Perhaps a more reasonable solution would have been to remove myself from all challenges and clubs so the “doubters” wouldn’t have a reason to stumble upon my account. In retrospect, I wish I had done that, but if there is one thing I have learned from bike racing, it is that you make a decision and you commit to it. You make a move and you *bleep*-ing commit to it. You can’t second guess yourself, and I’m not going to do that with Strava. Will I join Strava again at some point in the future? Probably, but for now I think this time away from Strava and Facebook and Twitter (see next section) will be very good for me and my family. It already has been. On my ride today, I got 3 real in-person kudos from the people that matter the most to me.
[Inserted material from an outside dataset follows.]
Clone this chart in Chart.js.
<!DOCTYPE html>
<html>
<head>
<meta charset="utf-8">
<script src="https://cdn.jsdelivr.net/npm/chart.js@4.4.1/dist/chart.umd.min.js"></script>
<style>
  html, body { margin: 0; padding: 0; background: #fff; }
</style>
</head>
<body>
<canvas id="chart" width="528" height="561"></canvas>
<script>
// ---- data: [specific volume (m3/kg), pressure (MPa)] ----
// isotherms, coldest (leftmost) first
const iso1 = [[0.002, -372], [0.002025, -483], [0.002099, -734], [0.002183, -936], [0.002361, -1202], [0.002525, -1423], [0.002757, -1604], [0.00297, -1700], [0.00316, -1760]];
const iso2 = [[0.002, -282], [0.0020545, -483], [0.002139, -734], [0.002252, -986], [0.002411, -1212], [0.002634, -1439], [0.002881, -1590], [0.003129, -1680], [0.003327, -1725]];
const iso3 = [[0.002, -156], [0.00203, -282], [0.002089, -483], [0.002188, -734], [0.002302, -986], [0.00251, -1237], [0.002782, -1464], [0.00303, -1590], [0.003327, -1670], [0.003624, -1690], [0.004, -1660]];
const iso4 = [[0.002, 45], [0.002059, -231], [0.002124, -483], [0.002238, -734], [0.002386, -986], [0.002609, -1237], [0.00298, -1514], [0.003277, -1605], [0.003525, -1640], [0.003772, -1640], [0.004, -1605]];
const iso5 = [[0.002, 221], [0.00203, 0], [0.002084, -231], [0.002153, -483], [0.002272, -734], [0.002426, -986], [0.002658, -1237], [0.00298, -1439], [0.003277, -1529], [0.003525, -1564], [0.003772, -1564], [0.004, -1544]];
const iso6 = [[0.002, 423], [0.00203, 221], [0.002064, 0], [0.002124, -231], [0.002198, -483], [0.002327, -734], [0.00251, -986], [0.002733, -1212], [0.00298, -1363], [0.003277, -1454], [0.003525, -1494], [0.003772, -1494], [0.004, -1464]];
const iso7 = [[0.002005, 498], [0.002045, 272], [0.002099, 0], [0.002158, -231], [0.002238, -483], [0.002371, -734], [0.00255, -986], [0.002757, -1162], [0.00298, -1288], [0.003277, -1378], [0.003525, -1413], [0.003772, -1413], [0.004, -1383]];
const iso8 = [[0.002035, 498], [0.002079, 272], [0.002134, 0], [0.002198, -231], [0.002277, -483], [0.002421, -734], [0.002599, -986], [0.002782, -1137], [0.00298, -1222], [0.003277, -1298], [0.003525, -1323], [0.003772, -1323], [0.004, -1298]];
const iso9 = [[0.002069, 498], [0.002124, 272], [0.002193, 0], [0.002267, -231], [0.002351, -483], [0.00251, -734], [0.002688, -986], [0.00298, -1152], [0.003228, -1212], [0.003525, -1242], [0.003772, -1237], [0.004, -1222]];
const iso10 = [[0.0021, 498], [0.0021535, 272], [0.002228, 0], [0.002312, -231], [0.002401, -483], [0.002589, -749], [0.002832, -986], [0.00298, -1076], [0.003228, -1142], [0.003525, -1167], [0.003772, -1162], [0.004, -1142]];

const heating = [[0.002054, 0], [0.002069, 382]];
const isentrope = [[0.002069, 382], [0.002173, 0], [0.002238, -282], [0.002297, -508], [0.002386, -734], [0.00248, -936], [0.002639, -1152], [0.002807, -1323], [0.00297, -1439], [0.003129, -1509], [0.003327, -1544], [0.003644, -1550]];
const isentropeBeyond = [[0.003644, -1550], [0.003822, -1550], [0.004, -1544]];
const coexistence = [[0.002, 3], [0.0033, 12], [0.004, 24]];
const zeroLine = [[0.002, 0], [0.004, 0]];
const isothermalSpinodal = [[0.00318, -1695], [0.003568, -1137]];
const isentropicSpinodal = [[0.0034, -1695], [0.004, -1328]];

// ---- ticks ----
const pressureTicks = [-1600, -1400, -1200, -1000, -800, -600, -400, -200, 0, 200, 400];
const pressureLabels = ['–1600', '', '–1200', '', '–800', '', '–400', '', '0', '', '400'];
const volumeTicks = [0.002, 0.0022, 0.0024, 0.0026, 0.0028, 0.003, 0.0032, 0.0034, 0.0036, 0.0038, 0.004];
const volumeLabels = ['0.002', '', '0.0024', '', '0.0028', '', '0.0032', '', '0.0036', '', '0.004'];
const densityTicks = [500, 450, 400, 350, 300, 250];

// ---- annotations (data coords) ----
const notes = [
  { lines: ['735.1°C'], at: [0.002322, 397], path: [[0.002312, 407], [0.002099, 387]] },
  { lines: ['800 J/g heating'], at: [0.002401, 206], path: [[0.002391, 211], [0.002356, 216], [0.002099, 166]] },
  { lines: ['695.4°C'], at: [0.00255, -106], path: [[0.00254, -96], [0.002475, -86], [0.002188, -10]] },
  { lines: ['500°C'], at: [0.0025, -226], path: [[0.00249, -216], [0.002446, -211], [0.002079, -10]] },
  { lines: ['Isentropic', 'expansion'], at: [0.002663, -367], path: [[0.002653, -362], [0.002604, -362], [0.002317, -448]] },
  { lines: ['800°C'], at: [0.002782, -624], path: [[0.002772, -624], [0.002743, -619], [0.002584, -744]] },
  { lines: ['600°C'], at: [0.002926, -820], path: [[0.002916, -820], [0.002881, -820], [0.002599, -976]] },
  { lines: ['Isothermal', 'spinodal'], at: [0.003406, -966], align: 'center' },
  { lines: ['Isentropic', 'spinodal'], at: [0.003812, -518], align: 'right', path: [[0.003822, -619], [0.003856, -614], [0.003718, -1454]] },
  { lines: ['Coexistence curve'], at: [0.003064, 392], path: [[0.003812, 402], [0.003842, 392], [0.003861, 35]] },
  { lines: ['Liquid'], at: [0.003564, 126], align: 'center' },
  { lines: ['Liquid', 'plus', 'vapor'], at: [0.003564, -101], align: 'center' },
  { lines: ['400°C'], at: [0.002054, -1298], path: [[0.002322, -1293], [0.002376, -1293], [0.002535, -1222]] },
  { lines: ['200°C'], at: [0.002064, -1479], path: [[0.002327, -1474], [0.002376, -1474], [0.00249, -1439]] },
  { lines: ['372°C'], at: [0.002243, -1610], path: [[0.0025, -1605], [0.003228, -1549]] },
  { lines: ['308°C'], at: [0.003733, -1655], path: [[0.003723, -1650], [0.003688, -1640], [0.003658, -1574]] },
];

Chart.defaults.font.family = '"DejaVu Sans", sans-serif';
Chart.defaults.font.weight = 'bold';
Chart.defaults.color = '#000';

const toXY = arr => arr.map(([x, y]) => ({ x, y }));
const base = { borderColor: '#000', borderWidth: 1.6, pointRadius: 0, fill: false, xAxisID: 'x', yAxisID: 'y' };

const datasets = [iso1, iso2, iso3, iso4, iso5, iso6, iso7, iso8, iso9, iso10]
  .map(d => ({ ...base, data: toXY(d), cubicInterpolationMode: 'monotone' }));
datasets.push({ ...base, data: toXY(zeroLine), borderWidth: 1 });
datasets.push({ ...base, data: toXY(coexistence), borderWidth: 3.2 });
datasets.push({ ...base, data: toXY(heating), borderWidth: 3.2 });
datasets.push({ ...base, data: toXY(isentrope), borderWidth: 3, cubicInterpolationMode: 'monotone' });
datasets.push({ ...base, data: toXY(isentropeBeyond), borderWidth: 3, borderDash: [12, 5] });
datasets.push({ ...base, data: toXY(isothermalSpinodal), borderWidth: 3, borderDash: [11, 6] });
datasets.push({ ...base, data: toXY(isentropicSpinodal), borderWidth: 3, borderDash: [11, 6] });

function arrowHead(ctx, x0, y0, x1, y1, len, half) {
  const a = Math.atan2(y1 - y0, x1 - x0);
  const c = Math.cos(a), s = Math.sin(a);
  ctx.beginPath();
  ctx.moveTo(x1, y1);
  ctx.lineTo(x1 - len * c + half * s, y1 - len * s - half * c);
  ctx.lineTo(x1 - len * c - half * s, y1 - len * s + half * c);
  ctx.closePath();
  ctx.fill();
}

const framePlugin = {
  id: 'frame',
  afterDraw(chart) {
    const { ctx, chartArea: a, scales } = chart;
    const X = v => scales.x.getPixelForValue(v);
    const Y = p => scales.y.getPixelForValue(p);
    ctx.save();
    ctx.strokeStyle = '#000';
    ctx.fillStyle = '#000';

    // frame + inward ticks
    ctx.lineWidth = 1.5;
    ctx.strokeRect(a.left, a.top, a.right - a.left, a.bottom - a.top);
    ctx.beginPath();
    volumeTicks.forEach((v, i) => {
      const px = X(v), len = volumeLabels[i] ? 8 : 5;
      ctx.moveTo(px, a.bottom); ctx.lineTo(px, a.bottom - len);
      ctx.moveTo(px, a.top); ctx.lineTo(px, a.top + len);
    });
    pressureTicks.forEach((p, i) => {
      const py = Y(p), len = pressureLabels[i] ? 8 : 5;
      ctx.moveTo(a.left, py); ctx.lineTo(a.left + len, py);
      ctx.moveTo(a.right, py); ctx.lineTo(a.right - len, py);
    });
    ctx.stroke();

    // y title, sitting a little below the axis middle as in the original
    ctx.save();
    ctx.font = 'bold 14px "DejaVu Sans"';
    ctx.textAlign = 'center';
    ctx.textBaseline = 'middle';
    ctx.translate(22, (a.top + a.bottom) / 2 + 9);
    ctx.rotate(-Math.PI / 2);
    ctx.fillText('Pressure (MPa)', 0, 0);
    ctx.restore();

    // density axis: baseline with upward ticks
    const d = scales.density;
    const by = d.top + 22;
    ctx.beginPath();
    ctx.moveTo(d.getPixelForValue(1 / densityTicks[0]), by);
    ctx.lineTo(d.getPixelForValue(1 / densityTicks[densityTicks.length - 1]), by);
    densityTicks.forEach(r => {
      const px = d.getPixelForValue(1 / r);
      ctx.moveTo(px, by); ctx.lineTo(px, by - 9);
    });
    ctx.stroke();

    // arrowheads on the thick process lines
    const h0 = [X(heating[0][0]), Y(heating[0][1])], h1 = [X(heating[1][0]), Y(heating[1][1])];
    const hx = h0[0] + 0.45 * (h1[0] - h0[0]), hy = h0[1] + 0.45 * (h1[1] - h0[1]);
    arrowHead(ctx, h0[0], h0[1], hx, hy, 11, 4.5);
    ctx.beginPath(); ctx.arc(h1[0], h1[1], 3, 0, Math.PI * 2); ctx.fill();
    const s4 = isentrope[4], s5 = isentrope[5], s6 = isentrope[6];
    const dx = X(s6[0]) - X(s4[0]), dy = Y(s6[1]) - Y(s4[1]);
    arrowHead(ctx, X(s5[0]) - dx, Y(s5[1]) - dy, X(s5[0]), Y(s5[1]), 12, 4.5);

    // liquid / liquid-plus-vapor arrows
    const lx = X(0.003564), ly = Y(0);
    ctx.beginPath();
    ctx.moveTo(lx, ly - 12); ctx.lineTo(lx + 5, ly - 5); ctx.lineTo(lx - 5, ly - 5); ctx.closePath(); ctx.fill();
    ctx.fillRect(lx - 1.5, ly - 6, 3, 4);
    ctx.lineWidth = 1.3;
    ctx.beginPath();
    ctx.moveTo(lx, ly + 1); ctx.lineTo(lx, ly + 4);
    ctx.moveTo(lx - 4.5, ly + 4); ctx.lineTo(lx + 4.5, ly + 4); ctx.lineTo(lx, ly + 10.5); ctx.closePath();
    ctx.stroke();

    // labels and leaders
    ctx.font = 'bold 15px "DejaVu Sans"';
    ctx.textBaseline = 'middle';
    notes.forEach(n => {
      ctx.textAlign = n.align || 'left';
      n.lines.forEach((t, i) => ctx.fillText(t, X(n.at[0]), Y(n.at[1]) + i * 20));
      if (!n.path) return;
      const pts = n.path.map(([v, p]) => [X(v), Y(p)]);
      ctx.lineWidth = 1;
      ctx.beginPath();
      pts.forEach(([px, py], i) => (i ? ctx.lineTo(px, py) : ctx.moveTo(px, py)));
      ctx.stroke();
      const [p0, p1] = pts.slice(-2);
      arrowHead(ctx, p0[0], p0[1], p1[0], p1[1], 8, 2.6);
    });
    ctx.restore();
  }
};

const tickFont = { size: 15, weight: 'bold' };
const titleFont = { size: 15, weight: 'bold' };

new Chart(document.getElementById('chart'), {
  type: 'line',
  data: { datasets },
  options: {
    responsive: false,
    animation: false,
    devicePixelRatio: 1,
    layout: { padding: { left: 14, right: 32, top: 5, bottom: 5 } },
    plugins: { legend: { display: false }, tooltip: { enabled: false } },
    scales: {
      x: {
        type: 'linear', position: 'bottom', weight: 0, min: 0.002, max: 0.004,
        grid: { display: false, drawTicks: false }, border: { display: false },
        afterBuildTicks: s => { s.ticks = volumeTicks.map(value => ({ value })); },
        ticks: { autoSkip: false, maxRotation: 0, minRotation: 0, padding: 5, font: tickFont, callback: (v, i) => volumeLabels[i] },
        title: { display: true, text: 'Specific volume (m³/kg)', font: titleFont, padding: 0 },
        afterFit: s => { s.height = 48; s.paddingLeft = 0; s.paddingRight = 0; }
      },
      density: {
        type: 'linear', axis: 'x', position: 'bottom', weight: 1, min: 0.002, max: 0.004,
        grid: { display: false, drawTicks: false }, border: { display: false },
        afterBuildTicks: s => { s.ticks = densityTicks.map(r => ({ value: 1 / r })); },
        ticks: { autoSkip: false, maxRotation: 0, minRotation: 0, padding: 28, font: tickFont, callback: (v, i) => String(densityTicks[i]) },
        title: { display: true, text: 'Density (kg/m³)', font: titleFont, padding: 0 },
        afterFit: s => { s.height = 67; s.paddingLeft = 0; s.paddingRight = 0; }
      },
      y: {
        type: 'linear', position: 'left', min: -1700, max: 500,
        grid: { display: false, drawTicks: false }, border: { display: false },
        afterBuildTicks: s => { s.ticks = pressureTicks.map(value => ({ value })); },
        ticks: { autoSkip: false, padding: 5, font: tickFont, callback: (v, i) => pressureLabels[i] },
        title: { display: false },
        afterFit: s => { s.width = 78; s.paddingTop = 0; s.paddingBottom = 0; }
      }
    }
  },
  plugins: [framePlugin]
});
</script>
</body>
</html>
Leaving Facebook and Twitter
I already mentioned in the TL;DR that my Facebook and Twitter accounts were collateral damage, and I realize now that if I really go into all the details of why beyond my original summary at the top of this blog I will be stepping into personal areas that I really don’t want to share with other people. So let me recap again that because of the Strava Instagram integration and how many positive comments I was receiving about how cool it looked to ride where I was riding, etc… I started thinking that the whole world wanted to see my rides. So I started crossposting all my pics to Facebook / Twitter and pushed away a number of real life friends. As an extreme measure to prevent myself from cross posting to Facebook and Twitter, I deleted those accounts – which was a sure-fire way of not spamming people any more with all my Instagram posts. Was there a more reasonable approach? Sure, but I wasn’t making reasonable decisions. Will I be back on Facebook? Yes, my account is only suspended and probably at some point in the next couple months, I will reactivate it so I can communicate with people who that is my primary form of communication. Will I be back on Twitter? Probably not. I never posted anything to Twitter that I didn’t crosspost somewhere else.
The path forward
I do know that there were a lot of people on Strava who looked forward to seeing my pics and rides, that gained inspiration from what I was doing. I know this because I received those kinds of comments both in person and online frequently. If this is/was you, then I am very sorry for just pulling the plug so suddenly on what may have been a source of inspiration for you. I am working on updating topocreator.com and howmuchtogo.com so that I can embed my latest rides on this blog and in an RSS feed. I know it’s an extra step, but it feels like staying away from Strava for at least a year if not longer is something that I need to do for me and my family. Once all of this is ready, I will post another blog (The Path Forward II or something like that) with details of how you can see my rides and data.